When hidden and free to act, Smelly Jelly can have a devastating effect on an unsuspecting population.
Public or Secret
Not technically a secret, but it's so good at hiding, very few people are aware of its existence.
Publicly Stated Goal
Not actually 'stated', but its observed goal has been to cause maximum chaos for the purpose of supplying itself with maximum neural energy to feed on.
Those who favor them
Those opposed to them
All other sentient beings in the universe.
No one has ever managed to communicate with Smelly Jelly. It is not known if the Jelly has the capacity to communicate.
Area of Operation
Smelly Jelly has been encountered all over the trans-Briar Patch area. The full extent of the Jelly's area of operation is unknown.
Amorphous mass of green semi-translucent slime with the consistency of Jello. It has been encountered in huge ponds and small droplets. Smelly Jelly has the ability to transform its shape, color, and texture to mimic any simple inanimate object (tables, chairs, ashtrays...) in order to hide in plain sight. It can extrude long whip-like tentacles to grasp or attack. It can ooze slowly across the ground.
Smelly Jelly has proven all but impervious to conventional scanning techniques. The Smelly Jelly is not protoplasm. One leading theory suggests that it is actually an extra-dimensional extrusion into our spacetime from a deep layer of subspace. Visual inspection reveals a homogenous mass of green jelly in which are embedded darker globules that slowly drift around, combine, and split apart again. Electrical discharges are sometimes visible between the globules, though usually only when the Jelly is feeding heavily. In very large pools of Jelly, these globules can be as large as 1 foot in diameter. Smaller Jellies have proportionately smaller features all the way down to microscopic. When not feeding, the Smelly Jelly exudes an odor so foul that no species can tolerate it without gagging violently. The more a Jelly feeds, the less the smell becomes, until it is absent altogether when the Jelly is sated. Smelly Jelly is under the control of Jelly Brains.
Undetectable by conventional scanning devices.
Detectable by its pungent aroma. Aside from that, none known. If you see Smelly Jelly, run.
The Smelly Jelly feeds on the neuro-electrical energy of sentient species. To generate the maximum neural energy, it has the ability to influence thought processes and enhancing negative emotions in order to cause chaos. It can operate independently, but when under the direct control of a Jelly Brain, it is much more powerful, even capable of astounding feats of telekinetics.
Smelly Jelly was discovered by the Banshee Squadron on the Trojan planetoid of Nanuq in the New Canada system. It was dubbed 'Smelly Jelly' by Lieutenant Jo Schmidt because of its obvious physical attributes, and the name stuck.

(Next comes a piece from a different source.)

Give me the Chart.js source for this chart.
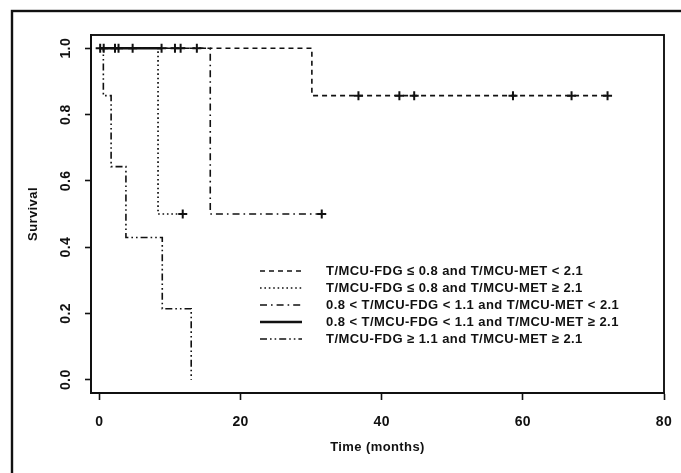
<!DOCTYPE html>
<html>
<head>
<meta charset="utf-8">
<script src="https://cdn.jsdelivr.net/npm/chart.js@4.4.1/dist/chart.umd.min.js"></script>
<style>
  html, body { margin: 0; padding: 0; background: #fff; }
  canvas { display: block; }
</style>
</head>
<body>
<canvas id="km" width="681" height="473"></canvas>
<script>
// Kaplan-Meier curves, months vs survival
const groupNames = [
  "T/MCU-FDG \u2264 0.8 and T/MCU-MET < 2.1",
  "T/MCU-FDG \u2264 0.8 and T/MCU-MET \u2265 2.1",
  "0.8 < T/MCU-FDG < 1.1 and T/MCU-MET < 2.1",
  "0.8 < T/MCU-FDG < 1.1 and T/MCU-MET \u2265 2.1",
  "T/MCU-FDG \u2265 1.1 and T/MCU-MET \u2265 2.1"
];

const lowLowTimes = [0, 30.1, 72.0];
const lowLowSurv = [1, 0.857, 0.857];
const lowLowCensor = [36.7, 42.5, 44.6, 58.6, 66.9, 72.0];

const lowHighTimes = [0, 8.3, 11.8];
const lowHighSurv = [1, 0.5, 0.5];
const lowHighCensor = [11.8];

const midLowTimes = [0, 15.7, 31.5];
const midLowSurv = [1, 0.5, 0.5];
const midLowCensor = [10.7, 11.5, 13.8, 31.5];

const midHighTimes = [0, 8.8];
const midHighSurv = [1, 1];
const midHighCensor = [0.1, 0.6, 2.2, 2.7, 4.7, 8.8];

const highHighTimes = [0, 0.55, 1.65, 3.75, 8.9, 13.0];
const highHighSurv = [1, 0.857, 0.643, 0.429, 0.214, 0];
const highHighCensor = [];

const xTickValues = [0, 20, 40, 60, 80];
const yTickValues = [0, 0.2, 0.4, 0.6, 0.8, 1.0];

const ink = "#111";
const styles = [
  { dash: [5, 4], width: 1.6 },
  { dash: [1.6, 2.8], width: 1.7 },
  { dash: [7, 4, 1.6, 4], width: 1.6 },
  { dash: [], width: 2.5 },
  { dash: [7, 3, 1.6, 3, 1.6, 3], width: 1.6 }
];

const groups = [
  [lowLowTimes, lowLowSurv, lowLowCensor],
  [lowHighTimes, lowHighSurv, lowHighCensor],
  [midLowTimes, midLowSurv, midLowCensor],
  [midHighTimes, midHighSurv, midHighCensor],
  [highHighTimes, highHighSurv, highHighCensor]
];

function survAt(times, surv, t) {
  let s = surv[0];
  times.forEach((tt, i) => { if (tt <= t) s = surv[i]; });
  return s;
}

const datasets = [];
groups.forEach(([times, surv, censor], i) => {
  datasets.push({
    label: groupNames[i],
    data: times.map((t, k) => ({ x: t, y: surv[k] })),
    showLine: true,
    stepped: true,
    borderColor: ink,
    borderWidth: styles[i].width,
    borderDash: styles[i].dash,
    pointRadius: 0,
    fill: false
  });
});
groups.forEach(([times, surv, censor], i) => {
  datasets.push({
    label: "censored " + (i + 1),
    data: censor.map(t => ({ x: t, y: survAt(times, surv, t) })),
    showLine: false,
    pointStyle: "cross",
    pointRadius: 4.5,
    borderWidth: 2,
    borderColor: ink,
    backgroundColor: ink
  });
});

const spacingPlugin = {
  id: "spacing",
  beforeInit(chart) { chart.ctx.letterSpacing = "0.4px"; },
  beforeDraw(chart) { chart.ctx.letterSpacing = "0.4px"; }
};

const boxPlugin = {
  id: "boxes",
  afterDraw(chart) {
    const { ctx, chartArea: a } = chart;
    ctx.save();
    ctx.strokeStyle = ink;
    ctx.lineWidth = 1.9;
    ctx.strokeRect(a.left, a.top, a.right - a.left, a.bottom - a.top);
    // outer figure frame
    ctx.lineWidth = 2.4;
    ctx.strokeRect(12, 11, 720, 520);
    ctx.restore();
  }
};

const legendPlugin = {
  id: "kmLegend",
  afterDraw(chart) {
    const { ctx, chartArea: a } = chart;
    const x0 = a.left + 169;
    const y0 = a.top + 236;
    ctx.save();
    ctx.font = "bold 13px 'Liberation Sans', Arial, sans-serif";
    ctx.letterSpacing = "0.45px";
    ctx.fillStyle = ink;
    ctx.textBaseline = "middle";
    groupNames.forEach((name, i) => {
      const y = y0 + i * 17;
      ctx.strokeStyle = ink;
      ctx.lineWidth = styles[i].width;
      ctx.setLineDash(styles[i].dash);
      ctx.beginPath();
      ctx.moveTo(x0, y);
      ctx.lineTo(x0 + 42, y);
      ctx.stroke();
      ctx.setLineDash([]);
      ctx.fillText(name, x0 + 66, y);
    });
    ctx.restore();
  }
};

const tickFont = { family: "'Liberation Sans', Arial, sans-serif", size: 14, weight: "bold" };
const titleFont = { family: "'Liberation Sans', Arial, sans-serif", size: 13, weight: "bold" };

new Chart(document.getElementById("km"), {
  type: "scatter",
  data: { datasets },
  options: {
    responsive: false,
    devicePixelRatio: 1,
    animation: false,
    layout: { padding: { left: 14, top: 35, right: 17, bottom: 0 } },
    plugins: { legend: { display: false }, tooltip: { enabled: false } },
    scales: {
      x: {
        type: "linear",
        min: -1.2,
        max: 80,
        afterBuildTicks: s => { s.ticks = xTickValues.map(v => ({ value: v })); },
        afterFit: s => { s.height = 80; s.paddingLeft = 0; s.paddingRight = 0; },
        ticks: { font: tickFont, color: ink, padding: 14, callback: v => String(v) },
        grid: { drawOnChartArea: false, tickLength: 7, tickWidth: 1.6, tickColor: ink },
        border: { color: ink, width: 1.9 },
        title: { display: true, text: "Time (months)", font: titleFont, color: ink, padding: { top: 0, bottom: 18 } }
      },
      y: {
        type: "linear",
        min: -0.04,
        max: 1.04,
        afterBuildTicks: s => { s.ticks = yTickValues.map(v => ({ value: v })); },
        afterFit: s => { s.width = 77; s.paddingTop = 0; s.paddingBottom = 0; },
        ticks: { font: tickFont, color: ink, padding: 9, minRotation: 90, maxRotation: 90, crossAlign: "center", callback: v => v.toFixed(1) },
        grid: { drawOnChartArea: false, tickLength: 6, tickWidth: 1.6, tickColor: ink },
        border: { color: ink, width: 1.9 },
        title: { display: true, text: "Survival", font: titleFont, color: ink, padding: { top: 12, bottom: 0 } }
      }
    }
  },
  plugins: [spacingPlugin, boxPlugin, legendPlugin]
});
</script>
</body>
</html>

Over the next few years, Jelly was found in public venues on Starbase 901 shape-shifted into innocuous objects. Its favorite tactic was to wait until a pretty girl walked by, then pinch her tushie. The girl would blame the nearest man, and the fireworks would start, giving the Jelly plenty of neural energy to feed on.

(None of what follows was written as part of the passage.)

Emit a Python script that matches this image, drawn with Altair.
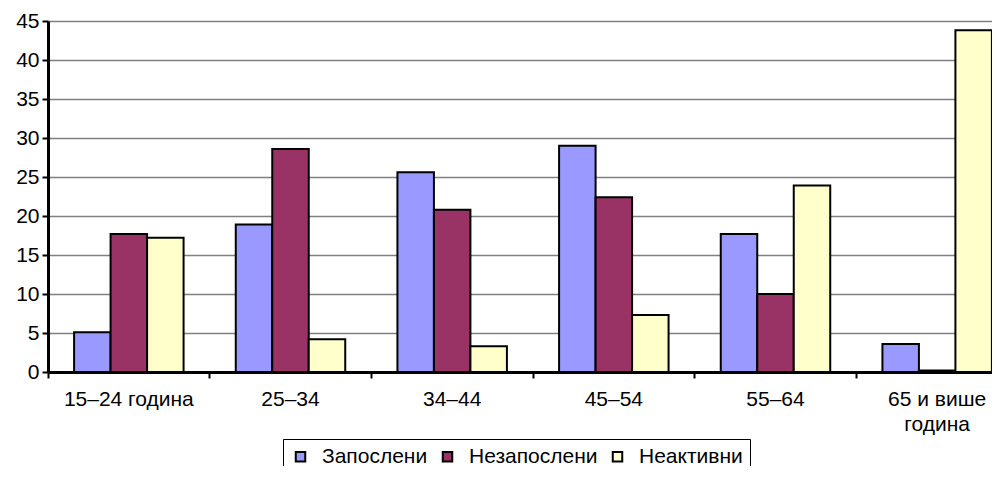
import altair as alt
import pandas as pd

categories = ["15–24 година", "25–34", "34–44", "45–54", "55–64", "65 и више година"]
series = ["Запослени", "Незапослени", "Неактивни"]
zaposleni = [5.1, 18.9, 25.6, 29.0, 17.7, 3.6]
nezaposleni = [17.7, 28.6, 20.8, 22.4, 10.0, 0.2]
neaktivni = [17.2, 4.2, 3.3, 7.3, 23.9, 43.8]
colors = ["#9999FF", "#993366", "#FFFFCC"]
y_ticks = [0, 5, 10, 15, 20, 25, 30, 35, 40, 45]

rows = []
for name, vals in zip(series, [zaposleni, nezaposleni, neaktivni]):
    for c, v in zip(categories, vals):
        rows.append({"cat": c, "series": name, "value": v})
df = pd.DataFrame(rows)

FONT = "Liberation Sans"
W = 970
H = 351

chart = (
    alt.Chart(df)
    .mark_bar(stroke="black", strokeWidth=2)
    .encode(
        x=alt.X(
            "cat:N",
            sort=categories,
            scale=alt.Scale(paddingInner=0, paddingOuter=0),
            axis=alt.Axis(
                title=None,
                labelAngle=0,
                bandPosition=0,
                labelPadding=10,
                labelFontSize=21,
                labelColor="black",
                labelFont=FONT,
                labelOverlap=False,
                labelLineHeight=25,
                labelExpr="datum.label == '65 и више година' ? ['65 и више', 'година'] : datum.label",
                tickColor="black",
                tickWidth=2,
                tickSize=6,
                domainColor="black",
                domainWidth=3,
                grid=False,
            ),
        ),
        xOffset=alt.XOffset(
            "series:N",
            sort=series,
            scale=alt.Scale(paddingInner=0, paddingOuter=0.715),
        ),
        y=alt.Y(
            "value:Q",
            scale=alt.Scale(domain=[0, 45], nice=False),
            axis=alt.Axis(
                title=None,
                values=y_ticks,
                labelFontSize=21,
                labelColor="black",
                labelFont=FONT,
                labelPadding=3,
                tickColor="black",
                tickWidth=2,
                tickSize=6,
                domainColor="black",
                domainWidth=3,
                grid=True,
                gridColor="#808080",
                gridWidth=1.5,
            ),
        ),
        color=alt.Color(
            "series:N",
            sort=series,
            scale=alt.Scale(domain=series, range=colors),
            legend=alt.Legend(
                title=None,
                orient="none",
                legendX=235,
                legendY=418,
                direction="horizontal",
                symbolType="square",
                symbolSize=90,
                symbolStrokeColor="black",
                symbolStrokeWidth=2,
                symbolOpacity=1,
                labelFontSize=21,
                labelFont=FONT,
                labelColor="black",
                labelOffset=11,
                columnPadding=9,
                padding=7,
                strokeColor="black",
            ),
        ),
    )
    .properties(width=W, height=H, padding={"left": 7, "top": 2, "right": -26, "bottom": -9})
    .configure_view(stroke=None)
    .configure_legend(strokeWidth=2)
    .configure(font=FONT)
)

chart.save("out.html", embed_options={"renderer": "svg", "actions": False})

Since it feeds on the neuro-electrical energy of other species, it prefers high stress environments where neural energy is plentiful. It used its ability to influence the thought patterns of humanoids in order to cause chaos during the Mulluran War in areas where the fighting was heaviest, and it is suspected that the empathic influence of the Jelly on the soldiers of both sides was responsible for some of the bloodiest and most vicious engagements of that conflict—all simply so the Jelly could feed.